Quelle est la politique financière de l’entreprise ?

"La réduction de l’endettement fait partie des priorités. Hors acquisitions, que nous ne nous interdisons pas mais qui ne sont pas d’actualité, nous avons annoncé dans notre feuille de route 2024 viser 300 M€ de free cash flow cumulé et la poursuite de notre politique de retour à l’actionnaire via le dividende. La crise sanitaire nous a conduit, par prudence, à recourir à un PGE de 150 M€ que nous n’avons pas utilisé. Nous indiquerons nos intentions quant à son remboursement dans les prochaines semaines. Cette situation nous a contraint à stopper le versement de tout dividende en 2020. Nous souhaitons cependant reprendre son versement dès que possible."

De quelles initiatives récentes êtes-vous fiers chez Maisons du Monde en matière de RSE ?

"Tout au long de l’année, Maisons du Monde a poursuivi ses actions pour agir en entreprise citoyenne et solidaire.

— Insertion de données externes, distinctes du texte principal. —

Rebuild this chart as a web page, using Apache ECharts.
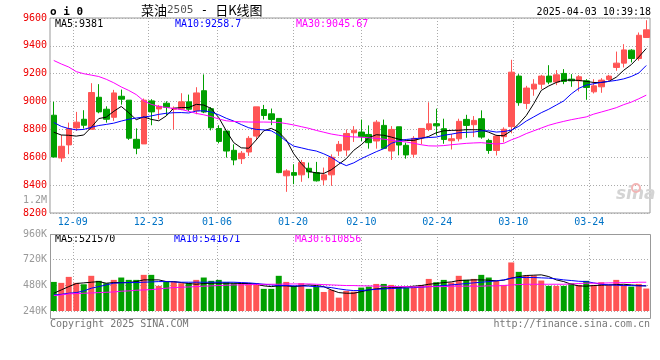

Avec ses clients, Maisons du Monde et sa Fondation ont donné près d’1 million d’euros à 27 associations pour préserver les arbres et les forêts. Dans le monde entier, celles-ci mettent en place sur le terrain des programmes de préservation menés par et pour les populations locales. En 2020, ce sont 565 000 € donnés par la Fondation Maisons du Monde et 418 000 € collectés grâce à l’arrondi et notre produit partage (une gourde dont deux euros étaient reversés à la Fondation Jane Goodall). Nous avons également donné plus de 70 000 euros à la Croix Rouge et à Emmaüs. Et plus de 37 000 produits ont été donnés aux soignants, à la Fondation des Femmes, à Emmaüs et à la Croix Rouge."